FEATURES The Mysterious Professor 950’s Otherworldly Beat Tapes By John Morrison · October 01, 2019

Though he has little in common with the legions of bedroom-pop artists currently dominating Bandcamp’s “lo-fi” genre tag, the Delaware-based producer Professor 950 makes music that embodies that niche’s deliberate griminess. “I’ve always loved old LPs and recording to tape,” he says. “I like that it’s dirty and noisy and hissy and and all of that. It’s all just textures to me. It makes me feel like a mad scientist, and I enjoy all the wires and the blinking lights and having a love-hate relationship with all my hardware—every piece is moody and finicky out and half busted.” 

Produced using a battery of vintage samplers, cassette machines, and effects boxes, Professor 950’s beats throb beneath a hazy layer of record static and tape. “For the past 15 years, my beat-making setup has been the same,” he says. “Technic 1200 turntables, Akai s950 for the 12 bit funk, Boss SP505 for programming and effects, Tascam 4-track to record, and mix down to a regular cassette deck. I had an Sp12 for a few years, but it spent most of the time in the case because I’m quicker with the S950 and 505 combo. I have a few little samplers and drum machines and casio keyboards that I pull out and use sometimes too.”

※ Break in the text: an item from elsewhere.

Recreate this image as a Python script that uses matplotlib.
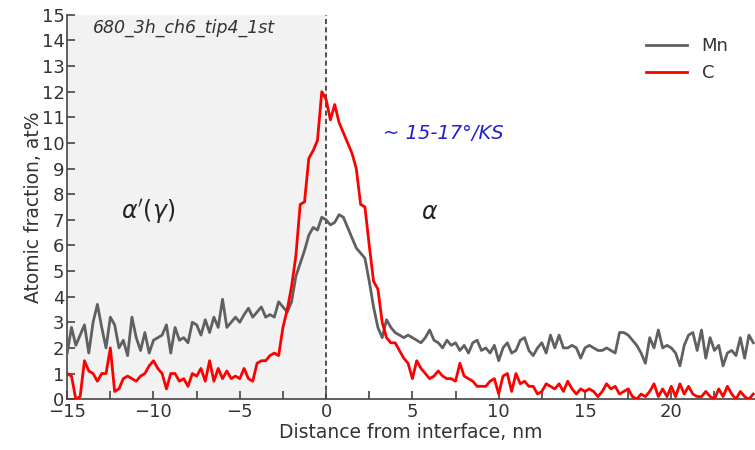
import numpy as np
import matplotlib
matplotlib.use("Agg")
import matplotlib.pyplot as plt
from matplotlib.ticker import MultipleLocator

# distance from interface, nm (step 0.25)
distancia = np.arange(-15, 25, 0.25)

mn = [
    # -15 .. -10
    1.8, 2.8, 2.1, 2.5, 2.9, 1.8, 3.0, 3.7, 2.8, 2.0, 3.2, 2.9, 2.0, 2.3, 1.7, 3.2, 2.4, 1.9, 2.6, 1.8,
    # -10 .. -5
    2.3, 2.4, 2.5, 2.9, 1.8, 2.8, 2.3, 2.4, 2.2, 3.0, 2.9, 2.5, 3.1, 2.6, 3.2, 2.8, 3.9, 2.8, 3.0, 3.2,
    # -5 .. 0
    3.0, 3.3, 3.55, 3.2, 3.4, 3.6, 3.2, 3.3, 3.2, 3.8, 3.6, 3.4, 3.8, 4.8, 5.3, 5.8, 6.4, 6.7, 6.6, 7.1,
    # 0 .. 5
    7.0, 6.8, 6.9, 7.2, 7.1, 6.7, 6.3, 5.9, 5.7, 5.5, 4.6, 3.6, 2.8, 2.4, 3.1, 2.8, 2.6, 2.5, 2.4, 2.5,
    # 5 .. 10
    2.4, 2.3, 2.2, 2.4, 2.7, 2.3, 2.2, 2.0, 2.3, 2.1, 2.2, 1.9, 2.1, 1.8, 2.2, 2.3, 1.9, 2.0, 1.8, 2.1,
    # 10 .. 15
    1.5, 2.0, 2.2, 1.8, 1.9, 2.3, 2.4, 1.9, 1.7, 2.0, 2.2, 1.8, 2.5, 2.0, 2.5, 2.0, 2.0, 2.1, 2.0, 1.6,
    # 15 .. 20
    2.0, 2.1, 2.0, 1.9, 1.9, 2.0, 1.9, 1.8, 2.6, 2.6, 2.5, 2.3, 2.1, 1.8, 1.4, 2.4, 2.0, 2.7, 2.0, 2.1,
    # 20 .. 25
    2.0, 1.8, 1.3, 2.1, 2.5, 2.6, 1.9, 2.7, 1.6, 2.4, 1.9, 2.1, 1.3, 1.8, 1.9, 1.7, 2.4, 1.6, 2.5, 2.2,
]

c = [
    # -15 .. -10
    1.0, 0.9, 0.0, 0.1, 1.5, 1.1, 1.0, 0.7, 1.0, 1.0, 2.0, 0.3, 0.4, 0.8, 0.9, 0.8, 0.7, 0.9, 1.0, 1.3,
    # -10 .. -5
    1.5, 1.2, 1.0, 0.4, 1.0, 1.0, 0.7, 0.8, 0.5, 1.0, 0.9, 1.2, 0.7, 1.5, 0.7, 1.2, 0.8, 1.1, 0.8, 0.9,
    # -5 .. 0
    0.8, 1.2, 0.8, 0.7, 1.4, 1.5, 1.5, 1.7, 1.8, 1.7, 2.8, 3.5, 4.4, 5.6, 7.6, 7.7, 9.4, 9.7, 10.1, 12.0,
    # 0 .. 5
    11.7, 10.9, 11.5, 10.8, 10.4, 10.0, 9.6, 9.0, 7.6, 7.5, 6.0, 4.6, 4.3, 3.0, 2.4, 2.2, 2.2, 1.9, 1.6, 1.4,
    # 5 .. 10
    0.8, 1.5, 1.2, 1.0, 0.8, 0.9, 1.1, 0.9, 0.8, 0.8, 0.7, 1.4, 0.9, 0.8, 0.7, 0.5, 0.5, 0.5, 0.7, 0.8,
    # 10 .. 15
    0.2, 0.9, 1.0, 0.3, 1.0, 0.6, 0.7, 0.5, 0.5, 0.2, 0.3, 0.6, 0.5, 0.4, 0.6, 0.3, 0.7, 0.4, 0.2, 0.4,
    # 15 .. 20
    0.3, 0.4, 0.3, 0.1, 0.3, 0.6, 0.4, 0.5, 0.2, 0.3, 0.4, 0.1, 0.0, 0.2, 0.1, 0.3, 0.6, 0.1, 0.4, 0.1,
    # 20 .. 25
    0.5, 0.1, 0.6, 0.2, 0.5, 0.2, 0.1, 0.1, 0.3, 0.1, 0.0, 0.4, 0.1, 0.5, 0.2, 0.0, 0.3, 0.1, 0.0, 0.2,
]

plt.rcParams['font.family'] = ['DejaVu Sans']
plt.rcParams['mathtext.fontset'] = 'dejavusans'

fig = plt.figure(figsize=(7.55, 4.5), dpi=100)
ax = fig.add_axes([0.089, 0.113, 0.911, 0.854])

# zona sombreada a la izquierda de la intercara
ax.axvspan(-15, 0, color='#f2f2f2', zorder=0)
ax.axvline(0, color='#333333', linestyle=(0, (3, 2)), linewidth=1.2, zorder=1)

ax.plot(distancia, mn, color='#606060', linewidth=2.0, label='Mn', zorder=3)
ax.plot(distancia, c, color='#ff0000', linewidth=2.0, label='C', zorder=3)

ax.set_xlim(-15, 24.85)
ax.set_ylim(0, 15)
ax.xaxis.set_major_locator(MultipleLocator(5))
ax.xaxis.set_minor_locator(MultipleLocator(2.5))
ax.yaxis.set_major_locator(MultipleLocator(1))

for s in ['top', 'right']:
    ax.spines[s].set_visible(False)
for s in ['left', 'bottom']:
    ax.spines[s].set_color('#444444')
    ax.spines[s].set_linewidth(1.2)

ax.tick_params(axis='both', which='major', direction='in', length=6, width=1.2,
               colors='#444444', labelcolor='#333333', labelsize=13)
ax.tick_params(axis='x', which='minor', direction='in', length=6, width=1.2, colors='#444444')
ax.tick_params(axis='y', pad=2)
ax.tick_params(axis='x', pad=3)

ax.set_xlabel('Distance from interface, nm', fontsize=13.5, color='#333333', labelpad=1)
ax.set_ylabel('Atomic fraction, at%', fontsize=13.5, color='#333333', labelpad=-1)

ax.text(-13.5, 14.5, '680_3h_ch6_tip4_1st', fontsize=12.5, style='italic',
        color='#333333', va='center', ha='left')
ax.text(-10.3, 7.3, r"$\alpha'(\gamma)$", fontsize=17, color='#222222', ha='center', va='center')
ax.text(6.0, 7.3, r'$\alpha$', fontsize=17, color='#222222', ha='center', va='center')
ax.text(3.3, 10.35, '~ 15-17°/KS', fontsize=14, style='italic', color='#2222cc',
        ha='left', va='center')

leg = ax.legend(loc='upper right', bbox_to_anchor=(0.985, 0.985), frameon=False,
                fontsize=13, handlelength=2.3, handletextpad=0.8, labelspacing=0.5)
for t in leg.get_texts():
    t.set_color('#333333')

plt.savefig('out.png', dpi=100)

Constantly varying the tone and texture of his recordings, Professor 950 fuses the gritty, hip-hop sound of his samplers and drum machines with live instrumentation that sounds like it was sampled from records rescued from the dustiest dollar bin. “I played guitar from when I was 10 years old until I started making beats, and in the last few years I’ve been learning and fiddling with lots of instruments—percussion, xylophone, weird little flutes, and keys. I’m not even close to proficient in any of them, but I can mess around with them a little bit to record pieces. That’s me playing percussion and an experimental organ-prototype on the Phantom Jazz Wizards album Parallelisms in the Ancient Mirror,” he explains.

When he’s not creating his own music, Professor 950 produces dense, instrumental rap tracks for artists like Ralphie Reese and Spark The Mag. Other times, he’s using his many aliases like the moody and atmospheric Phantom Jazz Wizards or the grimy RZA-inspired boom-bap of his Mr. Uchimoto alias. Each alias and side project comes with a unique and intriguing back story, and the music explores everything from European-inspired soundtrack music to twisted, experimental jazz. “I usually change my ‘beatmaker alias’ whenever I move, because the vibe inevitably changes, the record stores [where he sources samples] change and, most importantly, my environment makes me think of different moods and sounds. I’ll usually take a little while to feel it out, and then I’ll come up with something new. I’ve always loved old movies and directors, and wanted to pull cinematic vibes into music—like to be a movie director but with sound instead of pictures. The different aliases are like the director who can tell this kind of story,” he explains.

While his discography clocks in at a whopping 30 projects, Professor 950 cites Graveyard of the Poison Eliminator, a full-length released under his Secret Dub Controllers alias, as a personal highlight. “I fell into a real deep jazz and soundtrack-y vibe for this one, and I think you can just kick back and listen to it and see it like a weird movie. [Graveyard of the Poison Eliminator] is the album I measure all my other beat tapes against. I made this one in a week after not really being able to make beats for a while. The sound that I was trying to hear beamed into my head and just stayed there until the tape was done. I was trying to get the drums super dirty with this album, and trying to build from really eerie sounds,” he says.

Tirelessly dedicated to his particular niche, Professor 950 has been steadily building up a catalog of self-dubbed tapes and free digital releases on his own Ghost Jazz Tapes label. “I just released a new beat tape a couple weeks back, it’s called Polpo Malevolo 2: Mafia Chemical Heist. It’s a sequel to Il Polpo Malevolo VS the Underworld. It’s filled with super grimy hip-hop beats and B-movie, international criminal intrigue! Besides that, I got a split project coming with Rak.Uno from Greece, on some Kung Fu Bboy vibes, a double-album with Ralphiie Reese coming early 2020, and lots of strange jazz/OST goodness in the works with the Phantom Jazz Wizards,” he says. Now, in between projects, he can be found in his home studio, filling up tapes and summoning this otherworldly-sounding music from his imagination.